Four Days of Anime – Hobart and William Smith Colleges \
The HWS Update

Four Days of Anime

Fisher Center Hosts Special Animation and Gender Events

As a part of its 2008-2009 Fisher Center Series on Animation and Gender, the lecture series will host a special four-day event centered on Japanese Anime and its impact on Western culture and the world as a whole.

The event will begin with a screening of the ground-breaking Anime film, “Grave of the Fireflies” (or ” Hotaru no haka“) at 6:30 p.m. on Monday, March 2 in the Sanford Room. This seminal 1988 film, which stands in the pantheon of founding Anime, is Isao Takahata’s masterpiece based on the novel by Akiyuki Nosaka. The film tells the story of Setsuko and Seita, who are a brother and sister who struggle to survive in wartime Japan. Their lives are battered by deaths in the family, air raids, starvation and finding solace as well as entertainment only in the light of the fireflies.

Following up on Takahata’s “Grave of the Fireflies,” the Fisher Center will present a special screening and panel presentation on screenwriter Anthony Weintraub’s “Tekkonkinkreet” at 6:30 p.m. on Tuesday, March 3 in the Sanford Room. “Tekkonkinkreet” is an innovative Anime adventure directed by Michael Arias, drawn by Taiyo Matsumoto  and written by Weintraub to tell the story of Black and White, two heroes who move about Treasure Town as if they owned its very streets.
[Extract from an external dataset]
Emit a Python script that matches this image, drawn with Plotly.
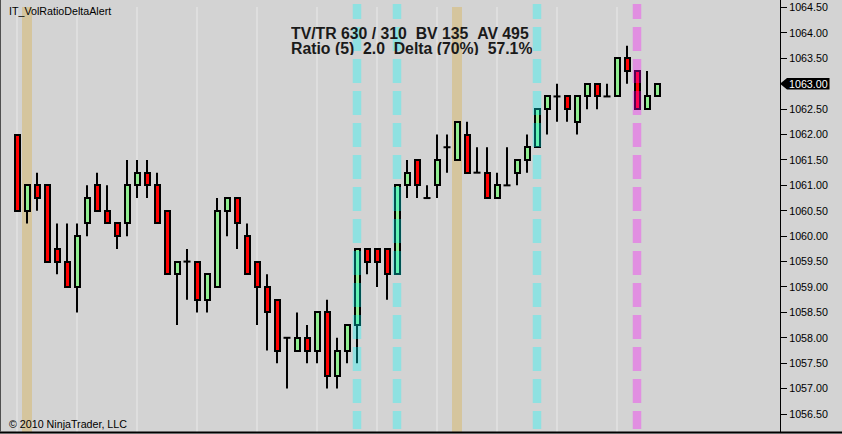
import plotly.graph_objects as go

# ---------------- data ----------------
opens = [1062.00, 1060.50, 1061.00, 1061.00, 1059.75, 1059.50, 1059.00, 1060.25, 1061.00, 1060.50,
         1060.25, 1060.25, 1061.00, 1061.25, 1061.00, 1060.50, 1059.25, 1059.50, 1059.50, 1058.75,
         1059.00, 1060.50, 1060.75, 1060.00, 1059.50, 1059.00, 1058.75, 1058.00, 1057.75, 1058.00,
         1057.75, 1058.50, 1057.25, 1057.75, 1058.25, 1059.75, 1059.75, 1059.75, 1059.25, 1061.00,
         1061.50, 1060.75, 1061.00, 1061.75, 1061.50, 1062.00, 1061.25, 1061.25, 1060.75, 1061.00,
         1061.25, 1061.50, 1061.75, 1062.50, 1062.75, 1062.75, 1062.25, 1062.75, 1063.00, 1062.75,
         1062.75, 1063.50, 1063.25, 1062.50, 1062.75]
highs = [1062.00, 1061.00, 1061.25, 1061.00, 1060.25, 1060.25, 1060.25, 1061.00, 1061.25, 1061.00,
         1060.25, 1061.50, 1061.50, 1061.50, 1061.25, 1060.50, 1059.50, 1059.75, 1059.50, 1059.25,
         1060.75, 1060.75, 1060.75, 1060.25, 1059.50, 1059.25, 1058.75, 1058.00, 1058.50, 1058.25,
         1058.50, 1058.75, 1058.00, 1058.25, 1059.75, 1059.75, 1059.75, 1059.75, 1061.00, 1061.50,
         1061.50, 1061.00, 1062.00, 1062.00, 1062.25, 1062.25, 1061.75, 1061.75, 1061.25, 1061.75,
         1061.50, 1062.00, 1062.50, 1062.75, 1063.00, 1062.75, 1062.75, 1063.00, 1063.00, 1063.00,
         1063.50, 1063.75, 1063.25, 1063.25, 1063.00]
lows = [1060.50, 1060.25, 1060.50, 1059.50, 1059.25, 1059.00, 1058.50, 1060.00, 1060.50, 1060.25,
        1059.75, 1060.00, 1060.75, 1060.75, 1060.25, 1059.25, 1058.25, 1058.75, 1058.50, 1058.50,
        1059.00, 1060.00, 1059.75, 1059.25, 1058.25, 1057.75, 1057.50, 1057.00, 1057.75, 1057.50,
        1057.50, 1057.00, 1057.00, 1057.50, 1057.50, 1059.25, 1059.00, 1058.75, 1059.25, 1060.75,
        1060.75, 1060.75, 1060.75, 1061.25, 1061.50, 1061.25, 1061.25, 1060.75, 1060.75, 1061.00,
        1061.00, 1061.25, 1061.75, 1062.00, 1062.25, 1062.25, 1062.00, 1062.50, 1062.50, 1062.75,
        1062.75, 1063.00, 1062.50, 1062.50, 1062.75]
closes = [1060.50, 1061.00, 1060.75, 1059.50, 1059.50, 1059.00, 1060.00, 1060.75, 1060.50, 1060.25,
          1060.00, 1061.00, 1061.25, 1061.00, 1060.25, 1059.25, 1059.50, 1059.50, 1058.75, 1059.25,
          1060.50, 1060.75, 1060.25, 1059.25, 1059.00, 1058.50, 1057.75, 1058.00, 1058.00, 1057.75,
          1058.50, 1057.25, 1057.75, 1058.25, 1059.75, 1059.50, 1059.50, 1059.25, 1061.00, 1061.25,
          1061.00, 1060.75, 1061.50, 1061.75, 1062.25, 1061.25, 1061.25, 1060.75, 1061.00, 1061.00,
          1061.50, 1061.75, 1062.50, 1062.75, 1062.75, 1062.50, 1062.75, 1063.00, 1062.75, 1062.75,
          1063.50, 1063.25, 1062.50, 1062.75, 1063.00]

bar_index = list(range(1, len(opens) + 1))
grid_bars = [1, 7, 13, 19, 25, 31, 37, 43, 49, 55, 61]      # time grid lines
tan_bars = [2, 45]                                            # solid highlight bands
cyan_bars = [35, 39, 53]                                      # dashed cyan alerts
pink_bars = [63]                                              # dashed magenta alert

indicator_name = "IT_VolRatioDeltaAlert"
copyright_text = "\u00a9 2010 NinjaTrader, LLC"
info_line1 = "TV/TR 630 / 310\u00a0\u00a0BV 135\u00a0\u00a0AV 495"
info_line2 = "Ratio (5)\u00a0\u00a02.0\u00a0\u00a0Delta (70%)\u00a0\u00a057.1%"

y_ticks = [1056.5 + 0.5 * k for k in range(17)]

# ---------------- geometry / style ----------------
W, H = 842, 434
PLOT_R = 780
PLOT_B = 432
BG = "#D3D3D3"
FONT = "Liberation Sans, Arial, sans-serif"

def py(px):
    """paper y for a pixel row measured from top of plot area"""
    return 1 - px / PLOT_B

# bodies
body_x, body_base, body_h, body_col = [], [], [], []
for i, o, c in zip(bar_index, opens, closes):
    if o == c:
        continue
    body_x.append(i)
    body_base.append(min(o, c))
    body_h.append(abs(c - o))
    body_col.append("#90EE90" if c > o else "#FF0000")

# wicks + doji ticks
wx, wy = [], []
for i, o, h, l, c in zip(bar_index, opens, highs, lows, closes):
    top, bot = max(o, c), min(o, c)
    if h > top:
        wx += [i, i, None]; wy += [top, h, None]
    if l < bot:
        wx += [i, i, None]; wy += [bot, l, None]
    if o == c:
        wx += [i - 0.35, i + 0.35, None]; wy += [o, o, None]

fig = go.Figure()
fig.add_trace(go.Bar(x=body_x, base=body_base, y=body_h, width=0.5,
                     marker=dict(color=body_col, line=dict(color="black", width=2)),
                     hoverinfo="skip", showlegend=False))
fig.add_trace(go.Scatter(x=wx, y=wy, mode="lines", line=dict(color="black", width=2),
                         connectgaps=False, hoverinfo="skip", showlegend=False))

shapes = []
for g in grid_bars:
    shapes.append(dict(type="line", xref="x", yref="paper", x0=g, x1=g, y0=py(7), y1=0,
                       line=dict(color="#E9E9E9", width=1), layer="below"))
for t in tan_bars:
    shapes.append(dict(type="rect", xref="x", yref="paper", x0=t - 0.5, x1=t + 0.5,
                       y0=py(7), y1=0, fillcolor="#D5C59D", line=dict(width=0), layer="below"))

dash_pattern = "15px,8px," + ",".join(["24px,8px"] * 14)
for c in cyan_bars:
    shapes.append(dict(type="line", xref="x", yref="paper", x0=c, x1=c, y0=py(4), y1=py(429),
                       line=dict(color="rgba(0,255,255,0.32)", width=8.5, dash=dash_pattern),
                       layer="above"))
for p in pink_bars:
    shapes.append(dict(type="line", xref="x", yref="paper", x0=p, x1=p, y0=py(4), y1=py(429),
                       line=dict(color="rgba(255,0,255,0.32)", width=8.5, dash=dash_pattern),
                       layer="above"))

# borders
shapes.append(dict(type="line", xref="paper", yref="paper", x0=0, x1=W / PLOT_R, y0=py(432.5), y1=py(432.5),
                   line=dict(color="black", width=2)))
shapes.append(dict(type="line", xref="paper", yref="paper", x0=0.5 / PLOT_R, x1=0.5 / PLOT_R, y0=0, y1=1,
                   line=dict(color="#505050", width=1)))

# last price marker
last = closes[-1]
ppx = 50.8  # px per point
hh = 5.7 / ppx
x_tip, x_a, x_r = 1.0, 787 / PLOT_R, 829.5 / PLOT_R
shapes.append(dict(type="path", xref="paper", yref="y",
                   path=f"M {x_tip},{last} L {x_a},{last + hh} L {x_r},{last + hh} L {x_r},{last - hh} L {x_a},{last - hh} Z",
                   fillcolor="black", line=dict(color="black", width=0)))

annotations = [
    dict(text=indicator_name, xref="paper", yref="paper", x=7 / PLOT_R, y=py(11.5),
         xanchor="left", yanchor="middle", showarrow=False,
         font=dict(family=FONT, size=10.7, color="black")),
    dict(text=copyright_text, xref="paper", yref="paper", x=6.5 / PLOT_R, y=py(424),
         xanchor="left", yanchor="middle", showarrow=False,
         font=dict(family=FONT, size=10.7, color="black")),
    dict(text="<b>" + info_line1 + "</b>", xref="paper", yref="paper", x=289 / PLOT_R, y=py(33.5),
         xanchor="left", yanchor="middle", showarrow=False, height=14,
         font=dict(family=FONT, size=15.8, color="#1a1a1a")),
    dict(text="<b>" + info_line2 + "</b>", xref="paper", yref="paper", x=289 / PLOT_R, y=py(48.5),
         xanchor="left", yanchor="middle", showarrow=False, height=14,
         font=dict(family=FONT, size=15.8, color="#1a1a1a")),
    dict(text=f"{last:.2f}", xref="paper", yref="y", x=808.5 / PLOT_R, y=last,
         xanchor="center", yanchor="middle", showarrow=False,
         font=dict(family=FONT, size=10.7, color="white")),
]

fig.update_layout(
    width=W, height=H, autosize=False,
    margin=dict(l=0, r=W - PLOT_R, t=0, b=H - PLOT_B, pad=0),
    paper_bgcolor=BG, plot_bgcolor=BG,
    showlegend=False, bargap=0,
    shapes=shapes, annotations=annotations,
    xaxis=dict(range=[-0.7, 77.3], visible=False, fixedrange=True),
    yaxis=dict(range=[1056.146, 1064.648], side="right", showgrid=False, zeroline=False,
               showline=True, linecolor="black", linewidth=1.2,
               ticks="outside", ticklen=6, tickwidth=1, tickcolor="black",
               tickvals=y_ticks, ticktext=[f"{v:.2f}" for v in y_ticks],
               tickfont=dict(family=FONT, size=10.7, color="black"),
               automargin=False, fixedrange=True),
)

fig.write_html("out.html", config={"displayModeBar": False},
               post_script="document.body.style.margin='0px';document.body.style.background='#D3D3D3';")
But when an old world Yakuza force moves in on their town, these two enemies will have to become allies. After the film’s screening, a panel presentation will feature Weintraub himself as well as Japanese Anime and culture expert Roland Kelts.

The following day, at 7:30 p.m. on Wednesday, March 4 in the Geneva Room, Kelts will offer a Fisher Center Lecture, titled “Pop Culture in a Multipolar Japan.” During his lecture, he will examine pivotal questions related to Japan, such as: Is there something more to the U.S.’s fascination with Japanese Anime and Manga? How are Animé films and Manga comics cultural channeling zones, opened by the horrors of war and disaster and animated by the desire to assemble a world of new looks, feelings and identities?

Professor at the University of Tokyo, Sophia University and the University of the Sacred Heart Tokyo, Kelts addresses the movement of Japanese culture into the West as sign and symptom of broader reanimations. With uncertainty now the norm, style, he argues, is trumping identity, explaining, in part, the success of Japanese pop and fashion, design and cuisine in the West. As Western mindsets encounter a rapid decline in longstanding binaries – good/evil, woman/man, black/white – Japan’s cultural narratives evolve in borderless, unstable worlds where characters transform, morality is multifaceted, and endings inconclusive. Animation allows an aesthetic freedom wherein these transformations and gender ambiguity may be given fuller play than in live action films. Nothing appears fixed. No surprise, perhaps, argues Kelts, coming from the only people to have suffered the immediate transformations of two atomic bombs and the instant denigration of their supreme polar father: the Japanese Emperor.

Author of “Japanamerica: How Japanese Pop Culture has Invaded the U.S., Kelts is also a contributing writer and editor for A Public Space and Adbusters magazines, and a columnist for The Daily Yomiuri. His articles have appeared in The Village Voice, Newsday, Cosmopolitan, Vogue and The Japan Times. He is the editor in chief of Animé Masterpieces, an Anime lecture and screening series.

As the fourth and final day of Anime-, animation- and gender-filled events, Kelts will continue his lecture’s topic with a morning roundtable discussion from 9 – 10 a.m. on Thursday, March 5 in the Fisher Center (Demarest 212).